In Brief: CSFB to Lay Off at Least 350 Worldwide

Bloomberg News

NEW YORK — Credit Suisse First Boston is firing at least 350 employees in an effort to trim costs to offset a slump in advising on mergers and new stock issues.

“Due to current market conditions we will selectively be reducing headcount in our support division globally,” said spokeswoman Jeanmarie McFadden. The securities unit of Credit Suisse Group began dismissing workers last week, targeting those who are not in revenue-producing activities, including administration, corporate services, technical support, and human resources. The cuts amount to about 3.5% of the 11,500 such jobs worldwide.

Included in the CSFB cuts are about 130 jobs in Europe, about 160 in the United States, and 45 to 50 in Asia.

The reductions mirror steps taken at other financial services companies that are coping with a drop in investment banking. Merrill Lynch & Co.’s asset management unit fired 80 contract workers in the computer department last week.

Earlier this week Citigroup Inc. said that it is eliminating several hundred jobs.

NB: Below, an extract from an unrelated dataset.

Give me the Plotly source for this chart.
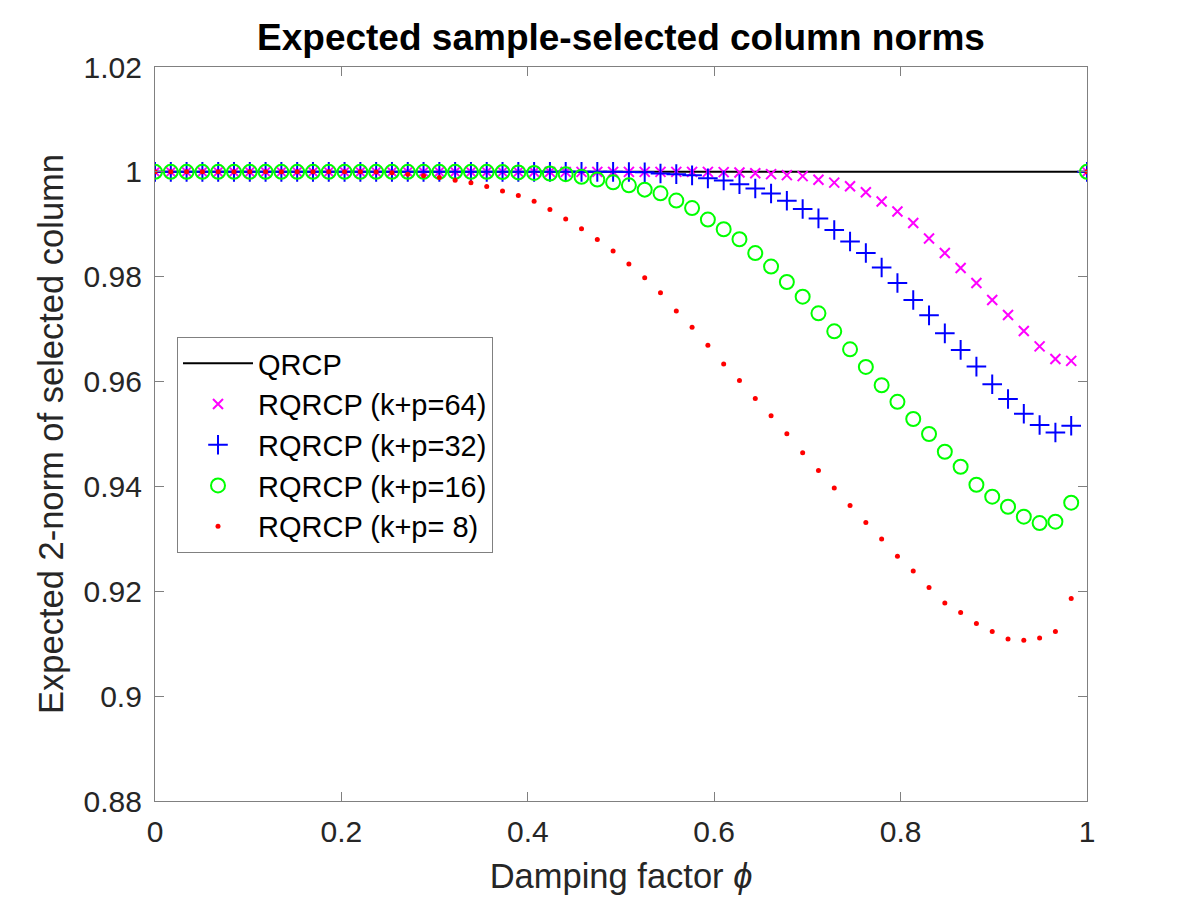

Bear Stearns Cos. has sliced about 400 jobs, and Lazard LLC has fired about 60 employees.

CSFB has eliminated 2,700 jobs in recent months in the wake of its $13 billion acquisition of Donaldson, Lufkin & Jenrette Inc. last year.

Though bond sales have surged this year, mergers and new stock offerings have slumped. CSFB, which managed more U.S. initial public offerings in 2000 than any other securities firm, has not managed any this year.